As for the historical big picture, the sad truth is that as time goes by the memories of the beloved figures will fade, and be replaced by new generations of stars. While technology has made it possible for their performances to be preserved for posterity, the entertainment industry is in constant need of new commodities, even as they seem obsessed with remaking the same product (again, a topic for another day). Don't blame 2016 for killing our heroes - some of it is the natural passing of time, some of it is the cruel reality of what happens when art, commerce, and cult of personality intersect with one another. 
----------------------------------------------------------------------------------------------------------------
Just a few random notes

While celebrities die every year, it does seem like 2016 has seen more than the normal quota of musicians, in particular, who have left the building permanently. Some have claimed that the number of 2016 celebrity deaths is actually down from previous years. Others have argued that the American and British Idols of the '70's and '80's are getting to the age when death comes to most, so we should get use to it. Two years ago an Australian researcher concluded that pop stars live, on average, 25 years less than the average person. 

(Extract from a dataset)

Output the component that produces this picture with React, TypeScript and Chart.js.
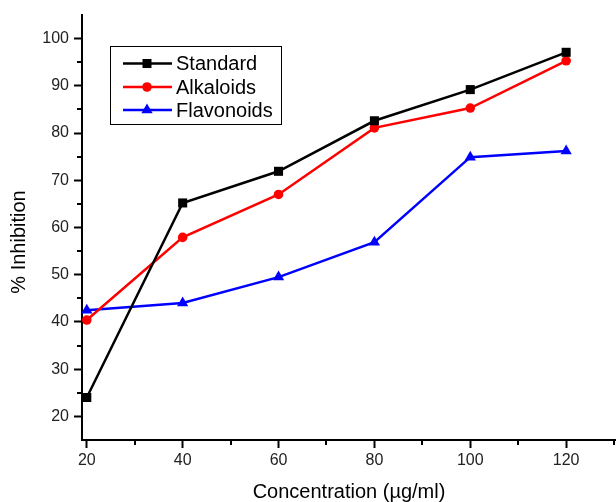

This string of doomed musicians, ranging in age from roughly 45 to 75, actually began at the end of 2015,when on December 3 Scott Weiland, 48, singer for Stone Temple Pilots and Velvet Revolver passed. His death was followed on the 28th by the legendary frontman and bass player of Motörhead, Lemmy Kilmister, 70. Then on January 10 the first real bomb of 2016 hit when David Bowie died at the age of 69. Later in the month Glenn Frey, 67, of the Eagles passed away. I'm not going to go through the entire list, but it seemed like every few weeks another pop music figure from the '70's or '80's was winding up dead.


We can argue science and actuary tables all we want, the number of big time rock stars dying does seem unusually high. In 1977 Elvis and Bing Crosby died two months apart, and in 1997 Frank Sinatra passed in May and Jimmy Stewart and Robert Mitchum passed a day apart in July. But 2016 definitely takes the cake.